Une grande première au Maroc, le Haut-Commissariat au plan a rendu publics les résultats de l’enquête sur le bien-être. L’intérêt des médias ne s’est pas fait attendre, mais jusque-là, nous n’avons vu paraître que des chiffres, certes qui peuvent être plus ou moins explicites, mais qui laissent l’intéressé sur sa faim. C’est pourquoi nous avons contacté pour vous, un psychologue, un sociologue, un psychosociologue et un philosophe pour commenter et analyser cette enquête et nous aider à y voir plus clair.

Initiative louable, mais révélatrice d’un malaise
Enquête nationale sur le bien-être

Selon l’OCDE (l’Organisation de coopération et de développement économique) : «le bien-être passe par la satisfaction de divers besoins humains, dont certains sont essentiels (par exemple la santé), ainsi que par la possibilité de poursuivre ses propres objectifs, de s’épanouir et d’être satisfait de sa vie». Sur la base de cette définition, l’OCDE a élaboré un indice de mesure du bien-être incluant 11 dimensions axées sur les conditions de vie matérielles et la qualité de vie.

Le HCP (Haut-Commissariat au plan), conscient de l’importance du bien-être pour mesurer la croissance économique, a réalisé une enquête nationale (touchant un échantillon de
3 200 personnes âgées de 15 ans et plus, dont 2 080, en milieu urbain avec deux questionnaires.
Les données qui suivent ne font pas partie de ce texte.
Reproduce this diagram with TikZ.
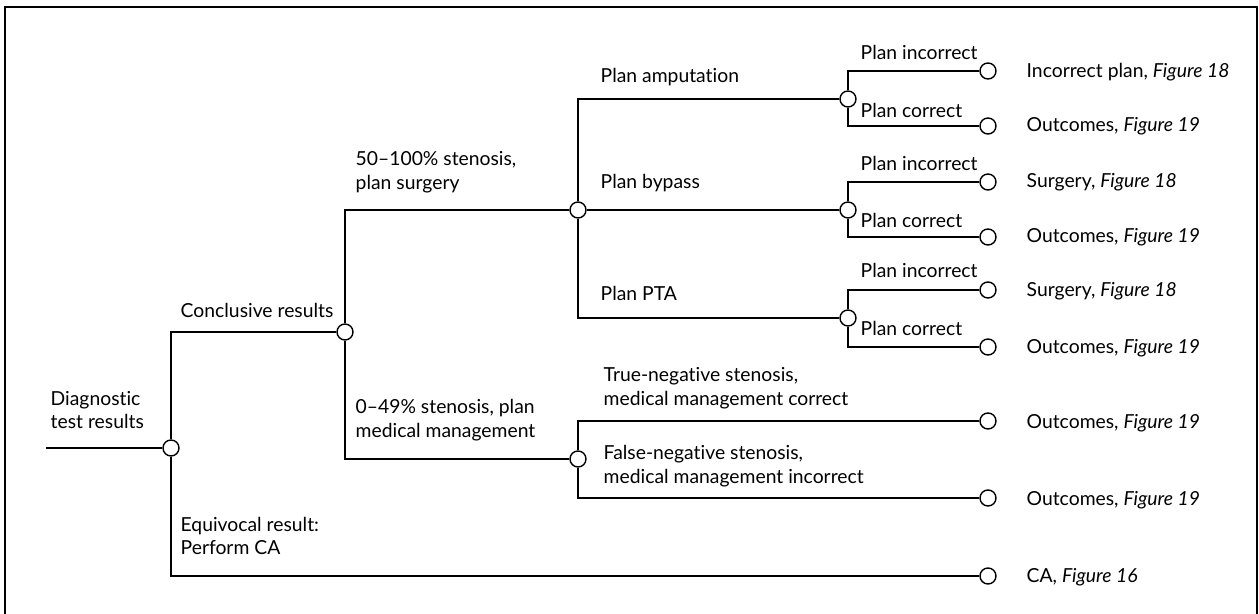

L’un portant sur les ménages et les caractéristiques sociodémographiques et les conditions de vie de leurs membres ; l’autre sur le bien-être de la population), dont les résultats ont été publiés récemment. Afin de mesurer le bien-être des citoyens, le HCP s’est basé sur la définition donnée par l’OCDE, sans reprendre les 11 dimensions retenues par l’Organisation, et ce, pour deux raisons : «la 1re procède de notre capital d’expériences accumulé en matière d’enquêtes qualitatives. La seconde répond au souci de ne pas soumettre nos réalités économiques et sociales à des axes de recherches élaborés à partir de modèles économiques, sociaux et culturels de pays développés», affirme Ahmed Lahlimi Alami, Haut-Commissaire au plan.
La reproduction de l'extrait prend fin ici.